The problem I’m seeing with personalized learning (overall and especially as it pertains to math instruction) is the common understandings about what it is, what it can look like, what it shouldn’t look like, and how it works as related to our own learning experiences are fragile at best.
Many school systems, including my own, are looking at personalized learning as a means to improve math instruction, raise math test scores, and increase student engagement. These goals are great and many systems have them in some form or another. However, when personalized learning forces teachers into using sweeping generalized practices that often trump solid content pedagogy, something is drastically wrong.
I don’t think this is necessarily the fault of personalized learning as a concept, but I do think it is problematic when common understandings become compromised. These compromised understandings lead to sweeping generalized practices like:
- No whole group instruction – ever
- Students should be on a self-paced computer program for personalized learning
- Teachers have to create new groups of students every day/week to make sure learning is personalized
- Teachers should do project based learning several times per unit to engage learners
- Teachers need to use choice boards for every standard they teach.
This is not a definitive list – just what I’ve heard from within my own district over the last few years.
I may not have a response to each of these, but I can point out a few sources in addition to my thoughts:
- No whole group instruction – ever – Dan Meyer’s post: http://blog.mrmeyer.com/2014/dont-personalize-learning/ my favorite idea from this is from Mike Caufield: “if there is one thing that almost all disciplines benefit from, it’s structured discussion. It gets us out of our own head, pushes us to understand ideas better. It teaches us to talk like geologists, or mathematicians, or philosophers; over time that leads to us *thinking* like geologists, mathematicians, and philosophers. Structured discussion is how we externalize thought so that we can tinker with it, refactor it, and re-absorb it better than it was before.”
2. Students should be on a self-paced computer program for personalized learning – Personalized learning is not something you get get from the App Store or Google Play or from any ed tech vendor.
Some other comments from Dan Meyer: Personalized Learning Software: Fun Like Choosing Your Own Ad Experience and from Benjamin Riley: “Effective instruction requires understanding the varying cognitive abilities of students and finding ways to impart knowledge in light of that variation. If you want to call that “personalization,” fine, but we might just also call it “good teaching.” And good teaching can be done in classroom with students sitting in desks in rows, holding pencil and paper, or it can also be done in a classroom with students sitting in beanbags holding iPads and Chromebooks. Whatever the learning environment, the teacher should be responsible for the core delivery of instruction.”
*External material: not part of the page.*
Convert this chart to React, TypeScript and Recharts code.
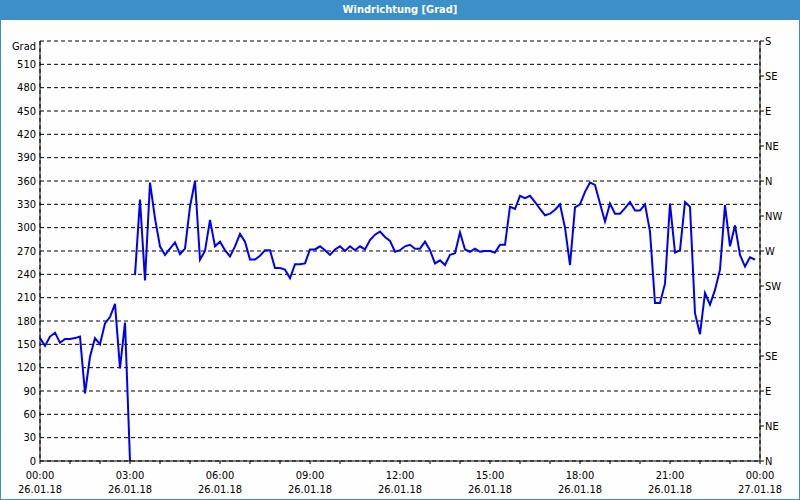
import React from "react";
import { LineChart, Line, XAxis, YAxis, CartesianGrid } from "recharts";

// 10-minute readings, 00:00 - 03:00
const nightValues = [
  158, 148, 160, 165, 152, 157, 157, 158, 160, 87, 134, 158, 150, 177, 185, 202,
  119, 178, 0,
];

// 10-minute readings, 03:10 - 23:50
const dayValues = [
  239, 336, 232, 358, 312, 276, 265, 273, 281, 266,
  273, 327, 360, 259, 270, 310, 276, 282, 271, 263,
  276, 292, 282, 259, 259, 264, 271, 271, 248, 248,
  246, 235, 253, 253, 254, 272, 272, 276, 271, 265,
  272, 276, 270, 276, 271, 276, 272, 284, 291, 295,
  288, 283, 269, 271, 276, 278, 273, 273, 282, 271,
  254, 258, 252, 265, 267, 294, 272, 269, 273, 269,
  270, 270, 268, 278, 278, 327, 324, 341, 338, 341,
  333, 324, 316, 318, 323, 330, 300, 252, 326, 330,
  346, 358, 355, 331, 308, 331, 318, 318, 325, 333,
  322, 322, 330, 295, 203, 203, 228, 331, 268, 271,
  333, 327, 190, 163, 216, 201, 220, 246, 329, 276,
  303, 265, 250, 262, 259,
];

const gapMinute = 185;
const dayStartMinute = 190;

const timeTicks = [0, 180, 360, 540, 720, 900, 1080, 1260, 1440];
const hourTicks = [
  0, 60, 120, 180, 240, 300, 360, 420, 480, 540, 600, 660, 720, 780, 840, 900,
  960, 1020, 1080, 1140, 1200, 1260, 1320, 1380, 1440,
];
const timeLabels = ["00:00", "03:00", "06:00", "09:00", "12:00", "15:00", "18:00", "21:00", "00:00"];
const dateLabels = ["26.01.18", "26.01.18", "26.01.18", "26.01.18", "26.01.18", "26.01.18", "26.01.18", "26.01.18", "27.01.18"];

const degreeTicks = [0, 30, 60, 90, 120, 150, 180, 210, 240, 270, 300, 330, 360, 390, 420, 450, 480, 510, 540];
const compassTicks = [0, 45, 90, 135, 180, 225, 270, 315, 360, 405, 450, 495, 540];
const compassLabels = ["N", "NE", "E", "SE", "S", "SW", "W", "NW", "N", "NE", "E", "SE", "S"];

const data = [
  ...nightValues.map((v, i) => ({ t: i * 10, dir: v as number | null })),
  { t: gapMinute, dir: null },
  ...dayValues.map((v, i) => ({ t: dayStartMinute + i * 10, dir: v as number | null })),
];

const FONT = "'DejaVu Sans Condensed', 'DejaVu Sans', sans-serif";
const BLUE = "#3d8fc7";

function DegreeTick({ x, y, payload }: any) {
  const isUnit = payload.value === 540;
  return (
    <text
      x={x}
      y={isUnit ? y + 5 : y}
      textAnchor="end"
      dominantBaseline="central"
      fontSize={11}
      fontFamily={FONT}
      fill="#000"
    >
      {isUnit ? "Grad" : payload.value}
    </text>
  );
}

function CompassTick({ x, y, payload }: any) {
  const label = compassLabels[Math.round(Number(payload.value) / 45)];
  return (
    <text x={x} y={y} textAnchor="start" dominantBaseline="central" fontSize={11} fontFamily={FONT} fill="#000">
      {label}
    </text>
  );
}

function TimeTick({ x, y, payload }: any) {
  if (payload.value % 180 !== 0) return <g />;
  const idx = payload.value / 180;
  return (
    <g>
      <text x={x} y={y + 11} textAnchor="middle" dominantBaseline="central" fontSize={11} fontFamily={FONT} fill="#000">
        {timeLabels[idx]}
      </text>
      <text x={x} y={y + 25} textAnchor="middle" dominantBaseline="central" fontSize={11} fontFamily={FONT} fill="#000">
        {dateLabels[idx]}
      </text>
    </g>
  );
}

export default function App() {
  return (
    <div
      style={{
        position: "absolute",
        left: 0,
        top: 0,
        width: 800,
        height: 500,
        background: "#fdfefd",
        fontFamily: FONT,
        overflow: "hidden",
      }}
    >
      <div
        style={{
          position: "absolute",
          left: 0,
          top: 0,
          width: 800,
          height: 20,
          background: BLUE,
          color: "#fff",
          fontWeight: "bold",
          fontSize: 11,
          lineHeight: "20px",
          textAlign: "center",
        }}
      >
        Windrichtung [Grad]
      </div>
      <div style={{ position: "absolute", left: 0, top: 0 }}>
        <LineChart width={800} height={500} data={data} margin={{ top: 41, right: 0, bottom: 0, left: 0 }}>
          <CartesianGrid stroke="#000" strokeDasharray="4 3" />
          <XAxis
            xAxisId={0}
            dataKey="t"
            type="number"
            domain={[0, 1440]}
            ticks={timeTicks}
            orientation="top"
            height={0}
            tick={false}
            tickLine={false}
            axisLine={{ stroke: "#000" }}
          />
          <XAxis
            xAxisId="hours"
            dataKey="t"
            type="number"
            domain={[0, 1440]}
            ticks={hourTicks}
            interval={0}
            orientation="bottom"
            height={39}
            tickSize={3}
            tickMargin={0}
            tickLine={{ stroke: "#000" }}
            axisLine={{ stroke: "#000" }}
            tick={<TimeTick />}
          />
          <YAxis
            yAxisId={0}
            type="number"
            domain={[0, 540]}
            ticks={degreeTicks}
            interval={0}
            width={40}
            tickSize={4}
            tickMargin={0}
            tickLine={false}
            axisLine={{ stroke: "#000" }}
            tick={<DegreeTick />}
          />
          <YAxis
            yAxisId="compass"
            orientation="right"
            type="number"
            domain={[0, 540]}
            ticks={compassTicks}
            interval={0}
            width={40}
            tickSize={4}
            tickMargin={1}
            tickLine={{ stroke: "#000" }}
            axisLine={{ stroke: "#000" }}
            tick={<CompassTick />}
          />
          <Line
            xAxisId={0}
            yAxisId={0}
            type="linear"
            dataKey="dir"
            stroke="#0000f0"
            strokeWidth={2}
            dot={false}
            connectNulls={false}
            isAnimationActive={false}
          />
          <Line
            xAxisId={0}
            yAxisId="compass"
            type="linear"
            dataKey="dir"
            stroke="none"
            strokeWidth={0}
            dot={false}
            activeDot={false}
            legendType="none"
            isAnimationActive={false}
          />
        </LineChart>
      </div>
      <div
        style={{
          position: "absolute",
          left: 0,
          top: 0,
          width: 800,
          height: 500,
          boxSizing: "border-box",
          borderLeft: `1px solid ${BLUE}`,
          borderRight: `1px solid ${BLUE}`,
          borderBottom: `1px solid ${BLUE}`,
          pointerEvents: "none",
        }}
      />
    </div>
  );
}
3. Teachers have to create new groups of students every day/week to make sure learning is personalized – I’m not sure this is the case. If teachers really know where their students are in their mathematical progressions (lots of ways to do this – portfolios, math journals, student interviews (GloSS and IKAN from New Zealand, etc.) These types of data are much more effective that computer testing programs because teachers are able to see and hear students’ thinking as well as their answers. In my opinion, you can’t get more personalized than that!
4. Teachers should do project based learning several times per unit to engage learners – anyone who has had PBL training knows that 1 per year is a good start! PBL takes time – to plan, and plan some more (most often with other content areas). If anyone expects more than one per year or semester initially, it’s time to have some Crucial Conversations!
5. Teachers need to use choice boards for every standard they teach – student voice and choice does not have to be a choice board. And really, how much of a choice do students have if we’re giving them all possible choices with no input from them?
To sum up: In order to really improve those goals of improving math instruction, increasing student engagement, and raising math test scores one thing is certain – an investment to increase teacher content and pedagogy knowledge must be at the forefront. There is no other initiative or math program that will help districts reach these goals more effectively than this!